We believe that the potential value of the project to Northern Ireland, and West Belfast especially, is such that the Government should accept the risks that are being taken. I repeat deliberately that we are talking about a part of the United Kingdom where the average unemployment rate is over 17 per cent. In the area in close proximity to the factory unemployment is about 30 per cent. or more. In the circumstances, we believe that the Government's support for the company in the way that we have shown it is justified. Time will tell whether that support was worth while. We accept that time will tell whether the company's efforts succeed. I hope sincerely that they will.

I accept that my hon. Friend has a valid argument on behalf of the taxpayer.
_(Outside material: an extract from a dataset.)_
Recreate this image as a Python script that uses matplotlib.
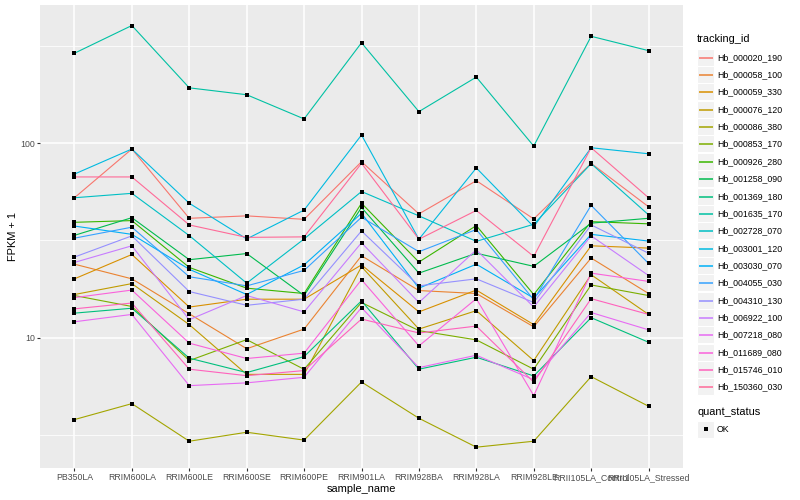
import numpy as np
import matplotlib
matplotlib.use("Agg")
import matplotlib.pyplot as plt
import matplotlib.ticker as ticker
from matplotlib.patches import Rectangle

plt.rcParams['font.family'] = ['Liberation Sans', 'DejaVu Sans']

# sample names on the x axis
samples = ["PB350LA", "RRIM600LA", "RRIM600LE", "RRIM600SE", "RRIM600PE", "RRIM901LA",
           "RRIM928BA", "RRIM928LA", "RRIM928LE", "RRII105LA_Control", "RRII105LA_Stressed"]

# FPKM + 1 per gene, one value per sample
hb_000020_190 = [52.4, 93.2, 41.1, 42.3, 40.6, 80.2, 43.3, 64.1, 40.8, 78.7, 47.1]
hb_000058_100 = [23.9, 20.1, 13.3, 8.8, 11.1, 26.4, 17.5, 16.9, 11.4, 25.7, 16.9]
hb_000059_330 = [20.1, 26.8, 14.4, 15.8, 15.8, 23.7, 13.6, 17.6, 11.7, 29.7, 28.9]
hb_000076_120 = [16.7, 19.0, 11.7, 6.5, 6.5, 23.2, 11.1, 13.8, 7.65, 21.1, 13.2]
hb_000086_380 = [3.81, 4.60, 2.95, 3.28, 2.99, 5.94, 3.87, 2.75, 2.95, 6.33, 4.46]
hb_000853_170 = [16.5, 14.5, 7.65, 9.8, 6.9, 15.2, 10.9, 9.77, 6.91, 18.7, 16.5]
hb_000926_280 = [39.2, 40.0, 23.0, 18.0, 16.9, 49.1, 24.5, 37.7, 16.7, 39.5, 38.5]
hb_001258_090 = [33.6, 41.4, 25.2, 27.1, 16.5, 46.7, 21.5, 27.2, 23.3, 38.8, 41.1]
hb_001369_180 = [13.4, 14.2, 7.87, 6.64, 8.02, 15.5, 6.91, 7.96, 6.38, 12.7, 9.5]
hb_001635_170 = [289, 401, 192, 177, 133, 327, 145, 218, 96.5, 353, 298]
hb_002728_070 = [52.4, 55.2, 33.5, 19.1, 32.2, 56.4, 42.3, 31.3, 38.3, 78.4, 42.8]
hb_003001_120 = [69.3, 93.2, 49.1, 32.2, 45.3, 110, 32.1, 74.5, 37.2, 94.6, 88.1]
hb_003030_070 = [37.5, 34.0, 22.5, 16.7, 23.7, 43.6, 18.0, 23.9, 16.0, 34.0, 31.4]
hb_004055_030 = [32.5, 37.0, 20.6, 18.5, 22.2, 41.6, 27.7, 36.0, 15.7, 47.9, 24.1]
hb_004310_130 = [26.0, 33.4, 17.3, 14.7, 15.8, 35.4, 18.5, 20.1, 15.2, 38.0, 27.2]
hb_006922_100 = [24.4, 29.7, 12.4, 16.5, 13.6, 30.8, 15.2, 28.3, 14.4, 33.4, 20.9]
hb_007218_080 = [12.1, 13.2, 5.69, 5.88, 6.28, 14.3, 7.04, 8.15, 6.10, 13.5, 11.0]
hb_011689_080 = [16.1, 17.6, 9.4, 7.84, 8.35, 19.9, 9.1, 15.9, 5.06, 21.5, 19.5]
hb_015746_010 = [14.1, 15.1, 6.91, 6.4, 6.8, 12.5, 10.6, 11.5, 5.93, 15.9, 13.2]
hb_150360_030 = [67.0, 67.0, 38.0, 32.8, 33.0, 78.7, 32.1, 45.1, 26.2, 94.6, 52.4]

tracking_ids = ["Hb_000020_190", "Hb_000058_100", "Hb_000059_330", "Hb_000076_120",
                "Hb_000086_380", "Hb_000853_170", "Hb_000926_280", "Hb_001258_090",
                "Hb_001369_180", "Hb_001635_170", "Hb_002728_070", "Hb_003001_120",
                "Hb_003030_070", "Hb_004055_030", "Hb_004310_130", "Hb_006922_100",
                "Hb_007218_080", "Hb_011689_080", "Hb_015746_010", "Hb_150360_030"]
series = [hb_000020_190, hb_000058_100, hb_000059_330, hb_000076_120, hb_000086_380,
          hb_000853_170, hb_000926_280, hb_001258_090, hb_001369_180, hb_001635_170,
          hb_002728_070, hb_003001_120, hb_003030_070, hb_004055_030, hb_004310_130,
          hb_006922_100, hb_007218_080, hb_011689_080, hb_015746_010, hb_150360_030]


def hue_colors(n, c=100.0, l=65.0):
    # ggplot2 default hue palette (polar Luv -> sRGB)
    hues = np.linspace(15, 375, n + 1)[:n]
    Xn, Yn, Zn = 95.047, 100.0, 108.883
    un = 4 * Xn / (Xn + 15 * Yn + 3 * Zn)
    vn = 9 * Yn / (Xn + 15 * Yn + 3 * Zn)
    out = []
    for h in hues:
        u = c * np.cos(np.deg2rad(h))
        v = c * np.sin(np.deg2rad(h))
        Y = Yn * ((l + 16) / 116) ** 3
        up = u / (13 * l) + un
        vp = v / (13 * l) + vn
        X = Y * 9 * up / (4 * vp)
        Z = Y * (12 - 3 * up - 20 * vp) / (4 * vp)
        X, Y2, Z = X / 100, Y / 100, Z / 100
        rgb = np.array([3.2406 * X - 1.5372 * Y2 - 0.4986 * Z,
                        -0.9689 * X + 1.8758 * Y2 + 0.0415 * Z,
                        0.0557 * X - 0.2040 * Y2 + 1.0570 * Z])
        rgb = np.where(rgb <= 0.0031308, 12.92 * rgb, 1.055 * np.abs(rgb) ** (1 / 2.4) - 0.055)
        out.append(tuple(np.clip(rgb, 0, 1)))
    return out


colors = hue_colors(len(tracking_ids))
x = np.arange(len(samples))

fig = plt.figure(figsize=(8, 5), dpi=100)
ax = fig.add_axes([40 / 800, 1 - 468 / 500, (683 - 40) / 800, (468 - 5) / 500])
ax.set_facecolor("#EBEBEB")
for s in ax.spines.values():
    s.set_visible(False)

#lines then black points on top
for vals, col in zip(series, colors):
    ax.plot(x, vals, color=col, lw=0.8, zorder=2)
for vals in series:
    ax.plot(x, vals, "s", color="black", ms=2.4, mew=0, zorder=3)

ax.set_yscale("log")
ax.set_ylim(2.15, 511)
ax.set_xlim(-0.6, len(samples) - 0.4)
ax.yaxis.set_major_locator(ticker.FixedLocator([10, 100]))
ax.yaxis.set_major_formatter(ticker.FixedFormatter(["10", "100"]))
ax.yaxis.set_minor_locator(ticker.FixedLocator([10 ** 0.5, 10 ** 1.5, 10 ** 2.5]))
ax.yaxis.set_minor_formatter(ticker.NullFormatter())
ax.set_xticks(x)
ax.set_xticklabels(samples)

ax.grid(which="major", color="white", lw=1.1)
ax.grid(which="minor", axis="y", color="white", lw=0.55)
ax.set_axisbelow(True)
ax.tick_params(which="major", length=2, width=0.8, color="#333333",
               labelsize=6.3, labelcolor="#4D4D4D", pad=1.5)
ax.tick_params(which="minor", length=0)

ax.set_xlabel("sample_name", fontsize=7.9, labelpad=1.5)
ax.set_ylabel("FPKM + 1", fontsize=7.9, labelpad=2)

#legend drawn in pixel coordinates
lax = fig.add_axes([0, 0, 1, 1])
lax.set_xlim(0, 800)
lax.set_ylim(500, 0)
lax.axis("off")
lax.text(697, 39, "tracking_id", fontsize=7.9, va="center", ha="left")
for i, (name, col) in enumerate(zip(tracking_ids, colors)):
    y = round(56.7 + i * 17.35) + 0.5
    lax.add_patch(Rectangle((697, y - 8.5), 17, 17, fc="#F2F2F2", ec="white", lw=0.8, zorder=1))
    lax.plot([699, 713], [y, y], color=col, lw=1.1, zorder=3, solid_capstyle="butt")
    lax.text(717, y, name, fontsize=6.3, va="center", ha="left")
lax.text(697, 412, "quant_status", fontsize=7.9, va="center", ha="left")
lax.add_patch(Rectangle((697, 420.5), 17, 17, fc="#F2F2F2", ec="white", lw=0.8))
lax.plot([705.5], [429], "s", color="black", ms=2.4, mew=0)
lax.text(717, 429, "OK", fontsize=6.3, va="center", ha="left")

fig.savefig("out.png", dpi=100)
He is justified in asking the questions that he continues to throw at the Government about whether public money should continue to be made available. The answer that I gave in the House on a previous occasion about future expenditure still stands. That statement was made in good faith. The circumstances that have prevailed would surely fall outside a statement about no further money being made available. However, we must accept that other companies have to meet the consequences of actions that they may not have foreseen. I believe that the company and Mr. De Lorean are well aware of the reluctance with which the guarantee was forthcoming. Accepting that, and accepting the statements that have been made about normal commercial conditions, I believe that if further cash is required to ensure the launching of the car he will see that that money is made available from sources other than the public purse.

Question put and agreed to.

Adjourned accordingly at seventeen minutes to Eleven o' clock.